古典に学ぶ (131) 日本最高峰の物語文学『源氏物語』世界を繙く
─「病」と「死」を物語はどう描いたかか⑮ 藤壺の宮③ ─
                        実川恵子 

 桐壺帝は、源氏を次代の天皇の世継ぎとなしえなかった無念さを、冷泉院を東宮に立てることで解消しようとした。そして、退位を前にして藤壺を立后させたのも、東宮の地位の安泰を願ったからであった。やがて、朱雀院に位を譲り上皇となった帝は、藤壺とともに平穏な日々を過ごしたが、源氏23歳の年に病を得て崩御された。その後、朱雀院の母弘徽殿(こきでん)の大后(おおきさき)や右大臣一門の横暴なふるまいに左大臣家の勢いは衰退していった。そうした時勢の中で、もし源氏と藤壺の極めて秘密な関係が知られることになったら、東宮はもとより、二人も身の破綻を免れることはできなかったであろう。しかし、この過酷な時を耐え抜き、やがて冷泉院の治世を招き寄せることができたのは、まさに藤壺の知恵があったからであった。
 藤壺は故院の一周忌の法要をすませ、法華八講(
ほっけはっこう)の催しの最後の日に突然出家してしまった。この法会は、『法華経』全八巻を八座に分けて講説する法会で、一日に朝座夕座の2度行われ、4日間連続して完了する。この藤壺の決断は、密かな思案の果てに選択した進退であった。藤壺がわが子の東宮の地位を守りぬくためには、唯一の後見と頼む源氏の力を仰ぐしかなかったのだが、その源氏から危険な情熱が身に迫ってくるのをどうしようもなかった。ある夜、源氏は積もる年月の抑えた欲情に盲目となり藤壺の三条宮に忍びこんだ。なんとか逃れた藤壺は、互いに地位や体面の崩壊を怖れない彼の情熱を封じるためには、わが俗人の姿を捨てるしかないと悟ったのである。この藤壺の出家は、源氏に大きな打撃となった。そして、彼自身もこの世を遁れたい思いに駆られたのである。しかし、ついに踏みとどまったのは、藤壺に去られた後の東宮を支えるのは実父である自分しかないと自覚したからであった。
 藤壺は女の身を葬ることで、源氏の助力を取り付けることができたのであった。やがて、隠忍自重の甲斐あって冷泉帝の治世を待つことができた藤壺は、帝の母后としてすばらしい待遇を受け、仏道に専念する日々を過ごす身となった。藤壺は人々に対する慈愛があつく、常に節度を保ち、人情と道理をわきまえた理想の母后として世間にあがめられたのであった。
 しかし、この世間的には輝かしい藤壺の人生も、源氏と共有した罪を土台としていたのである。源氏32歳の春、藤壺は37年の生涯を閉じてしまったのであった。その折の藤壺の臨終の言葉は、

 「院の御遺言にかなひて、内裏(ち)の御後見仕うまつりたまふこと、年ごろ思ひ知りはべること多かれど、何につけてかはその心寄せことなるさまを洩らしきこえむとのみ、のどかに思ひはべりけるを、いまなむあはれに口惜しく」 (十九帖「薄雲」)
 (故院のご遺言どおりに、今生の御後見としてお仕えくださいますお志のほどは、前々からとてもありがたく存じておりますけれど、どういう折に、それについての格別な感謝の気持をお伝え申しあげようか、とそんなふうにばかり、気長に考えておりましたのですが、今となってはしみじみと無念に思われまして)

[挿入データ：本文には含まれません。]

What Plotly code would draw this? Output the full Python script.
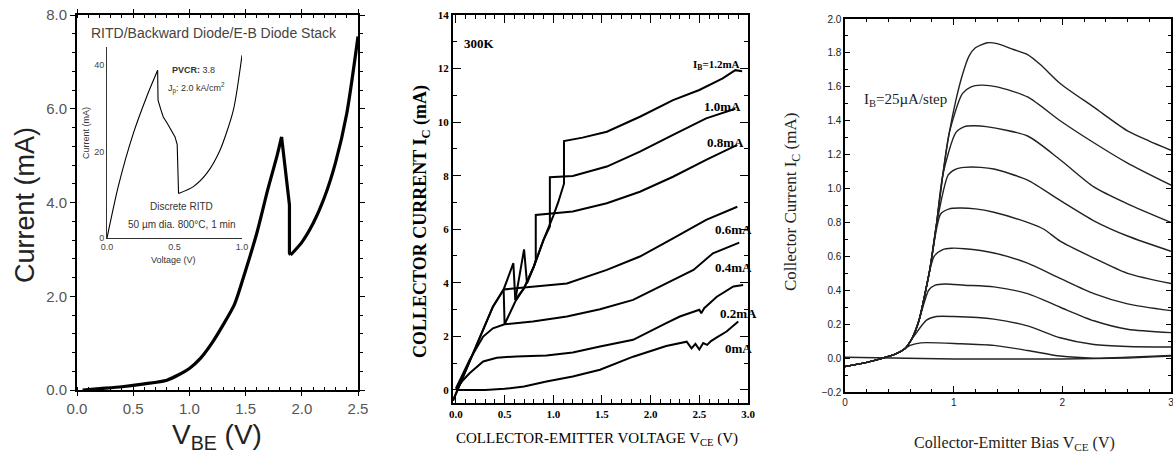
import plotly.graph_objects as go

# page is 1173x455; the html body margin is removed after plotting (post_script)
PAGE_W, PAGE_H, OFF = 1173, 455, 0
FW, FH = PAGE_W - OFF, PAGE_H - OFF

# ---------------- Panel A: RITD/Backward diode/E-B diode stack ----------------
a_rise_v = [0.05, 0.2, 0.4, 0.6, 0.8, 0.9, 1.0, 1.1, 1.2, 1.3, 1.4, 1.5, 1.6, 1.7, 1.78, 1.82]
a_rise_i = [0.0, 0.03, 0.07, 0.13, 0.21, 0.32, 0.46, 0.68, 1.0, 1.39, 1.82, 2.55, 3.35, 4.3, 5.0, 5.4]
a_drop_v = [1.82, 1.89, 1.89, 1.90]
a_drop_i = [5.4, 3.95, 2.92, 2.88]
a_rise2_v = [1.90, 2.0, 2.1, 2.2, 2.3, 2.4, 2.5]
a_rise2_i = [2.88, 3.15, 3.55, 4.1, 4.85, 5.9, 7.54]
# inset: discrete RITD
in_rise_v = [0.0, 0.084, 0.195, 0.294, 0.375]
in_rise_i = [0.0, 12.0, 24.2, 32.7, 38.8]
in_mid_v = [0.375, 0.378, 0.40, 0.417, 0.445, 0.467, 0.504, 0.52, 0.525, 0.53]
in_mid_i = [38.8, 31.9, 29.6, 28.0, 26.6, 25.4, 23.4, 21.6, 10.3, 10.3]
in_rise2_v = [0.53, 0.64, 0.74, 0.837, 0.936, 1.0]
in_rise2_i = [10.3, 11.9, 15.0, 20.3, 29.6, 42.3]

# ---------------- Panel B: collector current vs V_CE, 300K ----------------
b00_v = [0.0, 0.3, 0.5, 0.7, 0.93, 1.2, 1.48, 1.82, 2.16, 2.37, 2.42, 2.46, 2.5, 2.54, 2.58, 2.62, 2.68, 2.78, 2.9]
b00_i = [0.0, 0.0, 0.04, 0.13, 0.31, 0.5, 0.75, 1.24, 1.64, 1.8, 1.55, 1.72, 1.51, 1.75, 1.68, 1.82, 1.96, 2.18, 2.55]
b02_v = [0.0, 0.07, 0.14, 0.28, 0.42, 0.62, 0.93, 1.2, 1.48, 1.82, 2.16, 2.3, 2.5, 2.52, 2.55, 2.68, 2.85, 2.95]
b02_i = [0.0, 0.35, 0.62, 1.06, 1.2, 1.25, 1.28, 1.4, 1.62, 1.87, 2.49, 2.74, 2.99, 2.86, 3.05, 3.48, 3.86, 3.92]
b04_v = [0.0, 0.14, 0.28, 0.38, 0.5, 0.79, 1.14, 1.48, 1.82, 2.16, 2.44, 2.64, 2.91]
b04_i = [0.05, 1.12, 1.99, 2.3, 2.45, 2.55, 2.74, 3.01, 3.36, 3.98, 4.48, 5.1, 5.5]
b06_v = [-0.03, 0.144, 0.28, 0.38, 0.49, 0.79, 1.14, 1.55, 1.89, 2.23, 2.57, 2.89]
b06_i = [-0.4, 1.12, 2.24, 3.11, 3.75, 3.84, 3.97, 4.48, 4.98, 5.66, 6.35, 6.84]
b08_v = [-0.03, 0.144, 0.28, 0.38, 0.49, 0.59, 0.61, 0.70, 0.80, 0.82, 0.82, 1.2, 1.55, 1.89, 2.23, 2.57, 2.89]
b08_i = [-0.4, 1.12, 2.24, 3.11, 3.75, 4.73, 3.36, 3.8, 4.6, 4.85, 6.53, 6.66, 6.97, 7.4, 7.96, 8.59, 9.15]
b10_v = [0.61, 0.70, 0.73, 0.80, 0.90, 0.965, 0.965, 1.2, 1.55, 1.89, 2.23, 2.57, 2.87]
b10_i = [3.36, 5.25, 3.98, 4.6, 5.6, 6.1, 7.94, 7.99, 8.34, 8.9, 9.52, 10.14, 10.5]
b12_v = [0.49, 0.50, 0.61, 0.70, 0.80, 0.90, 1.0, 1.05, 1.11, 1.11, 1.3, 1.55, 1.89, 2.23, 2.5, 2.74, 2.87, 2.94]
b12_i = [3.75, 2.45, 3.3, 3.8, 4.6, 5.6, 6.5, 7.0, 7.7, 9.29, 9.42, 9.64, 10.2, 10.82, 11.2, 11.63, 11.94, 11.9]
b_labels = ["0mA", "0.2mA", "0.4mA", "0.6mA", "0.8mA", "1.0mA", "I<sub>B</sub>=1.2mA"]

# ---------------- Panel C: collector current vs bias, 25 uA/step ----------------
edge_v = [0.0, 0.2, 0.35, 0.45, 0.55, 0.62, 0.68, 0.72, 0.78, 0.84, 0.90, 0.96, 1.02, 1.08, 1.14, 1.20]
edge_i = [-0.05, -0.025, 0.0, 0.02, 0.055, 0.12, 0.22, 0.33, 0.52, 0.78, 1.08, 1.33, 1.52, 1.67, 1.78, 1.83]
c_base_v = [0.0, 0.35, 1.0, 2.0, 2.6, 3.0]
c_base_i = [0.005, 0.0, -0.005, -0.005, 0.0, 0.012]
# number of shared edge points, then each curve's own points
c_split = [5, 5, 7, 8, 9, 10, 11, 12, 16]
c_tail_v = [
    [0.6, 0.7, 1.06, 1.37, 1.68, 1.98, 2.29, 2.6, 3.0],
    [0.63, 0.75, 0.84, 1.0, 1.37, 1.68, 1.98, 2.29, 2.6, 3.0],
    [0.77, 0.83, 0.92, 1.1, 1.37, 1.68, 1.98, 2.29, 2.6, 3.0],
    [0.82, 0.9, 0.98, 1.1, 1.37, 1.68, 1.98, 2.29, 2.6, 3.0],
    [0.88, 0.96, 1.05, 1.2, 1.37, 1.68, 1.83, 1.98, 2.29, 2.6, 3.0],
    [0.95, 1.02, 1.1, 1.25, 1.37, 1.68, 1.98, 2.29, 2.6, 3.0],
    [1.02, 1.1, 1.18, 1.3, 1.68, 1.98, 2.29, 2.6, 3.0],
    [1.08, 1.16, 1.25, 1.4, 1.68, 1.98, 2.29, 2.6, 3.0],
    [1.31, 1.40, 1.55, 1.68, 1.8, 1.98, 2.29, 2.6, 2.8, 3.0],
]
c_tail_i = [
    [0.075, 0.09, 0.085, 0.075, 0.045, 0.012, 0.0, 0.005, 0.016],
    [0.125, 0.224, 0.245, 0.245, 0.23, 0.19, 0.12, 0.08, 0.068, 0.065],
    [0.40, 0.43, 0.437, 0.43, 0.42, 0.38, 0.30, 0.22, 0.17, 0.15],
    [0.60, 0.64, 0.648, 0.645, 0.62, 0.56, 0.47, 0.38, 0.32, 0.28],
    [0.85, 0.88, 0.885, 0.88, 0.86, 0.80, 0.76, 0.69, 0.59, 0.50, 0.44],
    [1.08, 1.115, 1.125, 1.125, 1.115, 1.05, 0.93, 0.81, 0.72, 0.63],
    [1.33, 1.365, 1.37, 1.365, 1.31, 1.17, 1.01, 0.91, 0.80],
    [1.56, 1.60, 1.61, 1.60, 1.54, 1.40, 1.27, 1.15, 1.02],
    [1.86, 1.855, 1.82, 1.79, 1.73, 1.62, 1.48, 1.34, 1.28, 1.226],
]


def px(x):
    return (x - OFF) / FW


def py(y):
    return 1 - (y - OFF) / FH


fig = go.Figure()


def line(xs, ys, xa, ya, color="black", width=2.0, smooth=False):
    ln = dict(color=color, width=width)
    if smooth:
        ln.update(shape="spline", smoothing=0.7)
    fig.add_trace(go.Scatter(x=xs, y=ys, mode="lines", line=ln, xaxis=xa, yaxis=ya,
                             hoverinfo="skip"))


# Panel A
line(a_rise_v, a_rise_i, "x", "y", width=3.2, smooth=True)
line(a_drop_v, a_drop_i, "x", "y", width=3.2)
line(a_rise2_v, a_rise2_i, "x", "y", width=3.2, smooth=True)
line(in_rise_v, in_rise_i, "x4", "y4", width=1.1, smooth=True)
line(in_mid_v, in_mid_i, "x4", "y4", width=1.1)
line(in_rise2_v, in_rise2_i, "x4", "y4", width=1.1, smooth=True)

# Panel B
for vv, ii in [(b00_v, b00_i), (b02_v, b02_i), (b04_v, b04_i), (b06_v, b06_i),
               (b08_v, b08_i), (b10_v, b10_i), (b12_v, b12_i)]:
    line(vv, ii, "x2", "y2", width=2.0)

# Panel C
line(c_base_v, c_base_i, "x3", "y3", color="#222", width=1.4)
for n, tv, ti in zip(c_split, c_tail_v, c_tail_i):
    line(edge_v[:n] + tv, edge_i[:n] + ti, "x3", "y3", color="#222", width=1.4, smooth=True)

sans = "Liberation Sans, Arial, sans-serif"
serif = "Liberation Serif, Times New Roman, serif"

common = dict(showgrid=False, zeroline=False, showline=True, linecolor="black", automargin=False,
              ticklabeloverflow="allow")

fig.update_layout(
    template="none",
    width=FW, height=FH, margin=dict(l=0, r=0, t=0, b=0, pad=0),
    paper_bgcolor="white", plot_bgcolor="white", showlegend=False,
    xaxis=dict(common, domain=[px(77), px(358)], range=[0, 2.5], anchor="y", linewidth=2,
               mirror="ticks", ticks="outside", ticklen=4, tickcolor="black", dtick=0.5, tick0=0,
               tickformat=".1f", tickfont=dict(family=sans, size=15, color="#555"),
               minor=dict(ticks="inside", ticklen=3, dtick=0.1, tickcolor="black")),
    yaxis=dict(common, domain=[py(390), py(15)], range=[0, 8], anchor="x", linewidth=2,
               mirror="ticks", ticks="outside", ticklen=5, tickcolor="black", dtick=2, tick0=0,
               tickformat=".1f", tickfont=dict(family=sans, size=15, color="#555"),
               minor=dict(ticks="outside", ticklen=3, dtick=0.4, tickcolor="black")),
    xaxis4=dict(common, domain=[px(107), px(242)], range=[0, 1.0], anchor="y4", linewidth=1,
                linecolor="#333", ticks="", tickvals=[0, 0.5, 1.0], ticktext=["0.0", "0.5", "1.0"],
                tickfont=dict(family=sans, size=9, color="#444")),
    yaxis4=dict(common, domain=[py(238), py(47)], range=[0, 44.2], anchor="x4", linewidth=1,
                linecolor="#333", ticks="", tickvals=[0, 20, 40],
                tickfont=dict(family=sans, size=9, color="#444")),
    xaxis2=dict(common, domain=[px(453), px(748)], range=[-0.03, 3.0], anchor="y2", linewidth=2,
                mirror="allticks", ticks="inside", ticklen=8, tickcolor="black", dtick=0.5, tick0=0,
                tickformat=".1f", tickfont=dict(family=serif, size=11, color="black", weight="bold"),
                minor=dict(ticks="inside", ticklen=4, dtick=0.1, tickcolor="black")),
    yaxis2=dict(common, domain=[py(403), py(15)], range=[-0.49, 14], anchor="x2", linewidth=2,
                mirror="allticks", ticks="inside", ticklen=8, tickcolor="black", dtick=2, tick0=0,
                tickfont=dict(family=serif, size=11, color="black", weight="bold"),
                minor=dict(ticks="inside", ticklen=4, dtick=1, tickcolor="black")),
    xaxis3=dict(common, domain=[px(845), px(1171)], range=[0, 3], anchor="y3", linewidth=1.6,
                mirror="allticks", ticks="inside", ticklen=6, tickcolor="black", dtick=1, tick0=0,
                tickfont=dict(family=sans, size=10, color="#222"),
                minor=dict(ticks="inside", ticklen=3, dtick=0.2, tickcolor="black")),
    yaxis3=dict(common, domain=[py(392), py(19)], range=[-0.2, 2.0], anchor="x3", linewidth=1.6,
                mirror="allticks", ticks="inside", ticklen=5, tickcolor="black", dtick=0.2, tick0=0,
                tickformat=".1f", tickfont=dict(family=sans, size=10, color="#222"),
                minor=dict(ticks="inside", ticklen=3, dtick=0.1, tickcolor="black")),
)

ann = []


def note(text, x, y, size, family, color="black", angle=0, xanchor="center", **kw):
    ann.append(dict(text=text, x=px(x), y=py(y), xref="paper", yref="paper", showarrow=False,
                    xanchor=xanchor, yanchor="middle", textangle=angle,
                    font=dict(family=family, size=size, color=color, **kw)))


# Panel A texts
note("Current (mA)", 25, 205, 27, sans, "#222", angle=-90)
note("V<sub>BE</sub> (V)", 217, 436, 28, sans, "#222")
note("RITD/Backward Diode/E-B Diode Stack", 214, 33, 14, sans, "#444")
note("<b>PVCR:</b> 3.8", 170, 70, 9, sans, "#333", xanchor="left")
note("J<sub>p</sub>: 2.0 kA/cm<sup>2</sup>", 166, 88, 9, sans, "#333", xanchor="left")
note("Discrete RITD", 181, 207, 10, sans, "#333")
note("50 µm dia. 800°C, 1 min", 182, 224, 10, sans, "#333")
note("Current (mA)", 86, 133, 9, sans, "#333", angle=-90)
note("Voltage (V)", 173, 260, 9, sans, "#333")

# Panel B texts
note("COLLECTOR CURRENT I<sub>C</sub> (mA)", 421, 222, 18, serif, "black", angle=-90, weight="bold")
note("COLLECTOR-EMITTER VOLTAGE V<sub>CE</sub> (V)", 597, 439, 15, serif, "black")
note("300K", 462, 43, 13, serif, "black", xanchor="left", weight="bold")
b_lab_xy = [(723, 348), (718, 313), (713, 267), (713, 229), (705, 142), (702, 106), (691, 65)]
b_lab_size = [13, 13, 13, 13, 13, 13, 11]
for t, (lx, ly), sz in zip(b_labels, b_lab_xy, b_lab_size):
    note(t, lx, ly, sz, serif, "black", xanchor="left", weight="bold")

# Panel C texts
note("Collector Current I<sub>C</sub> (mA)", 792, 202, 17, serif, "#222", angle=-90)
note("Collector-Emitter Bias V<sub>CE</sub> (V)", 1014, 443, 16, serif, "#222")
note("I<sub>B</sub>=25µA/step", 862, 100, 15, serif, "#222", xanchor="left")

fig.update_layout(annotations=ann)
fig.write_html("out.html", config={"displayModeBar": False, "staticPlot": True},
               post_script="document.body.style.margin='0';document.body.style.overflow='hidden';")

 死の直前、藤壺は現世に無類のわが栄華ながらも、憂愁の人生であったことを反芻し、出生の秘密を知らぬわが子、冷泉帝への不憫さがこの世に残るであろうことを慚愧した。
 そして、宮は「燈火などの消え入るやうにてはてたまひぬれば」(あかりが消え入ってしまうようにして、御息をおひきとりになってしまった)。
 この言葉は、表面的には桐壺院の遺言を守ったことへの感謝を述べながらも、冷泉帝への心づかいに触れることで、源氏への愛をこめたものとなっている。